Callahan: Yes, so the sugar here is going make this a little bit sweeter. The sweetness of the bisque is going to come out, but you still have lots of acid behind it. You can taste a lot more of that sweet spice in there than you could before. There's cloves, there's definitely some allspice. Urziger Wurzgarten is literally like a 50 degree slope. You have to rope in to pick these grapes.
Mathieu: Wow, yeah.
Callahan: I look at it, and there's no way you can pay me money to go up there put a basket on my back, climb up this shale slate slope that is all crumbling and falling underneath your feet, and then pick grapes — load myself up with 50 kilos of grapes — and lower myself down. And then somehow you end up with a $15 to $20 bottle of wine.
Mathieu: It's impossible.
Callahan: It's crazy. The economics of it don't make any sense.
We have a traditional autumnal salad with some root vegetables and cheese. Something that you could very easily throw together at home, this is essentially a mixed green salad that's gussied up. Bitter greens are the hardest things — like asparagus, they're pretty hard to pair with wine because they have a very loud flavor profile. They have an herbaceous note that will make other wines taste more herbaceous.
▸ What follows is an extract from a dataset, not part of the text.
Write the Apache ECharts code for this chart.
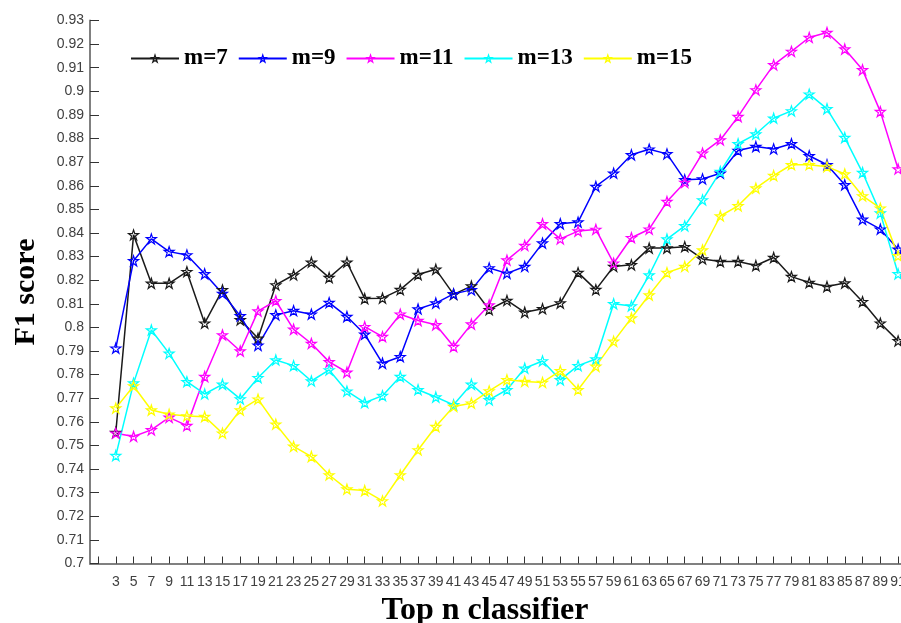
<!DOCTYPE html>
<html>
<head>
<meta charset="utf-8">
<script src="https://cdn.jsdelivr.net/npm/echarts@6/dist/echarts.min.js"></script>
<style>
html,body{margin:0;padding:0;background:#fff;}
#chart{width:901px;height:623px;}
</style>
</head>
<body>
<div id="chart"></div>
<script>
// Top n classifier values (x axis)
const topN = [3,5,7,9,11,13,15,17,19,21,23,25,27,29,31,33,35,37,39,41,43,45,47,49,51,53,55,57,59,61,63,65,67,69,71,73,75,77,79,81,83,85,87,89,91];

// F1 score per series
const m7 = [0.7555,0.8392,0.8187,0.8187,0.8236,0.8018,0.8159,0.8032,0.7954,0.8180,
            0.8222,0.8276,0.8211,0.8276,0.8122,0.8124,0.8160,0.8224,0.8246,0.8140,
            0.8175,0.8075,0.8114,0.8064,0.8079,0.8103,0.8232,0.8160,0.8258,0.8265,
            0.8336,0.8336,0.8342,0.8290,0.8279,0.8279,0.8262,0.8296,0.8215,0.8190,
            0.8173,0.8188,0.8109,0.8018,0.7943];
const m9 = [0.7912,0.8282,0.8375,0.8321,0.8307,0.8227,0.8144,0.8049,0.7924,0.8053,
            0.8071,0.8056,0.8105,0.8046,0.7971,0.7848,0.7876,0.8078,0.8103,0.8142,
            0.8159,0.8252,0.8229,0.8258,0.8357,0.8439,0.8446,0.8597,0.8653,0.8731,
            0.8755,0.8735,0.8625,0.8629,0.8653,0.8749,0.8766,0.8756,0.8778,0.8727,
            0.8689,0.8604,0.8458,0.8416,0.8331];
const m11 = [0.7552,0.7538,0.7566,0.7619,0.7584,0.7792,0.7968,0.7900,0.8069,0.8113,
             0.7992,0.7932,0.7854,0.7810,0.8003,0.7961,0.8056,0.8029,0.8011,0.7919,
             0.8014,0.8095,0.8285,0.8347,0.8439,0.8375,0.8408,0.8415,0.8272,0.8380,
             0.8416,0.8533,0.8614,0.8738,0.8794,0.8893,0.9006,0.9112,0.9169,0.9228,
             0.9249,0.9179,0.9091,0.8914,0.8671];
const m13 = [0.7457,0.7764,0.7989,0.7890,0.7770,0.7718,0.7759,0.7697,0.7787,0.7862,
             0.7838,0.7773,0.7820,0.7730,0.7681,0.7711,0.7792,0.7736,0.7705,0.7672,
             0.7759,0.7693,0.7736,0.7827,0.7858,0.7778,0.7838,0.7866,0.8100,0.8091,
             0.8222,0.8374,0.8430,0.8540,0.8660,0.8778,0.8819,0.8886,0.8917,0.8988,
             0.8926,0.8804,0.8656,0.8484,0.8227];
const m15 = [0.7658,0.7752,0.7650,0.7632,0.7625,0.7622,0.7552,0.7650,0.7696,0.7590,
             0.7496,0.7453,0.7375,0.7315,0.7309,0.7265,0.7375,0.7481,0.7580,0.7665,
             0.7679,0.7731,0.7778,0.7771,0.7767,0.7816,0.7736,0.7835,0.7941,0.8040,
             0.8137,0.8232,0.8258,0.8328,0.8472,0.8515,0.8590,0.8643,0.8689,0.8689,
             0.8681,0.8650,0.8557,0.8505,0.8303];

const seriesNames = ['m=7','m=9','m=11','m=13','m=15'];
const seriesValues = [m7, m9, m11, m13, m15];
const seriesColors = ['#1a1a1a','#0000ff','#ff00ff','#00ffff','#ffff00'];

const star = 'path://M50,0 L61.8,35.1 L98.9,35.1 L68.8,56.8 L80.3,91.9 L50,70.2 L19.7,91.9 L31.2,56.8 L1.1,35.1 L38.2,35.1 Z';

const axisGray = '#808080';
const labelGray = '#404040';

const chart = echarts.init(document.getElementById('chart'));
chart.setOption({
  animation: false,
  backgroundColor: '#fff',
  legend: {
    data: seriesNames,
    left: 130,
    top: 47,
    padding: 0,
    itemWidth: 48,
    itemHeight: 9,
    itemGap: 10,
    itemStyle: {color: 'rgba(255,255,255,0)', borderColor: 'inherit', borderWidth: 1.2},
    textStyle: {fontFamily: 'Liberation Serif', fontWeight: 'bold', fontSize: 23, color: '#000'}
  },
  grid: [
    {left: 98, width: 809, top: 20.5, bottom: 59.5, containLabel: false, outerBoundsMode: 'none'},
    {left: 90, width: 9, top: 20.5, bottom: 59.5, containLabel: false, outerBoundsMode: 'none'}
  ],
  xAxis: [
    {
      gridIndex: 0, type: 'value', min: 1, max: 92, interval: 2,
      name: 'Top n classifier', nameLocation: 'middle', nameGap: 25,
      nameTextStyle: {fontFamily: 'Liberation Serif', fontWeight: 'bold', fontSize: 32, color: '#000', padding: [0, 35, 0, 0]},
      axisLine: {show: true, lineStyle: {color: axisGray, width: 2}},
      axisTick: {show: true, inside: true, length: 7, lineStyle: {color: '#333', width: 1}},
      axisLabel: {margin: 12, fontFamily: 'Liberation Sans', fontSize: 14, color: labelGray,
                  formatter: v => (v === 1 ? '' : String(v))},
      splitLine: {show: false}
    },
    {
      gridIndex: 1, type: 'value', min: 0, max: 1,
      axisLine: {show: true, lineStyle: {color: axisGray, width: 2}},
      axisTick: {show: false}, axisLabel: {show: false}, splitLine: {show: false}
    }
  ],
  yAxis: [
    {gridIndex: 0, type: 'value', min: 0.7, max: 0.93, show: false, splitLine: {show: false}},
    {
      gridIndex: 1, type: 'value', min: 0.7, max: 0.93, interval: 0.01,
      name: 'F1 score', nameLocation: 'middle', nameGap: 49,
      nameTextStyle: {fontFamily: 'Liberation Serif', fontWeight: 'bold', fontSize: 30, color: '#000'},
      axisLine: {show: true, lineStyle: {color: axisGray, width: 2}},
      axisTick: {show: true, inside: true, length: 9, lineStyle: {color: '#333', width: 1}},
      axisLabel: {margin: 6, fontFamily: 'Liberation Sans', fontSize: 14, color: labelGray},
      splitLine: {show: false}
    }
  ],
  series: seriesNames.map((name, k) => ({
    name: name,
    type: 'line',
    xAxisIndex: 0,
    yAxisIndex: 0,
    data: topN.map((n, i) => [n, seriesValues[k][i]]),
    symbol: star,
    symbolSize: 10,
    showAllSymbol: true,
    color: seriesColors[k],
    lineStyle: {color: seriesColors[k], width: 1.5},
    itemStyle: {color: 'rgba(255,255,255,0)', borderColor: seriesColors[k], borderWidth: 1.2},
    clip: false
  }))
});
</script>
</body>
</html>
Mathieu: We're going to do a Sauvignon Blanc with the salad here.
Callahan: Correct. So this is from a producer called Pascal Jolivet. This is their "Attitude" Sauvignon Blanc.
Mathieu: Root vegetables, cheese, and now magically this wine is refreshing. There's even a little bit of fruit in there after you eat some food.
Callahan: It completely changes the profile of the wine. But, this is not going to be as great with the soup. It'll work. It won't be as great with the turkey, but it can kind of play ball. For salads, Sauvignon Blanc or Gruner Veltliner are always my go-tos.
Mathieu: This cranberry sauce is the confounding thing on the table, right?
Callahan: Yes. So if your cranberry comes with ridges, or if you're making it scratch, they're all gonna do different things. The one with ridges has some sugar in it, though it's that sweet, tangy, unique flavor profile that we really like once a year. Then there's the more homemade style that's probably a little bit more tart. Cranberries are an aggressive flavor anyway. It's so sharp, and it's there to cut through the richness of the gravy, right? That's why cranberry is on the plate. So we have some red wines that are driven by red fruits and driven by acid that are going to do different things to the cranberries and really elevate the turkey, too. So this is Chateau Des Jacques Bourgogne Gamay 2015. On its own, a lovely bottle of wine. When you have it with food, it does some cool stuff. So you have that little bit of cranberry.
Mathieu: Wow, I didn't think you were allowed to do that! Cranberry with red wine. That's fascinating.
Callahan: Totally works. Totally cool. You got to find the right one. At the end of the day, the protein is certainly important, but the other stuff here is is messing more with the flavor profile of the wines. The tannin levels in the Beaujolais are very low.
All our palates are designed for what we like and don't like. Wine is no different. The idea that you should like a wine because it's expensive or because it comes from a certain place? Life's too short to drink wine you don't like. For me, wine has always been part of the meal. I think that's a huge part of why I like wine so much, because a great bottle of wine in a vacuum is just a really expensive glass of grape juice, right? But the best bottles of wine I've ever had have been in company that have made it unique.
The human element is important to remember.
Mathieu: Thanks for animating Thanksgiving dinner for us.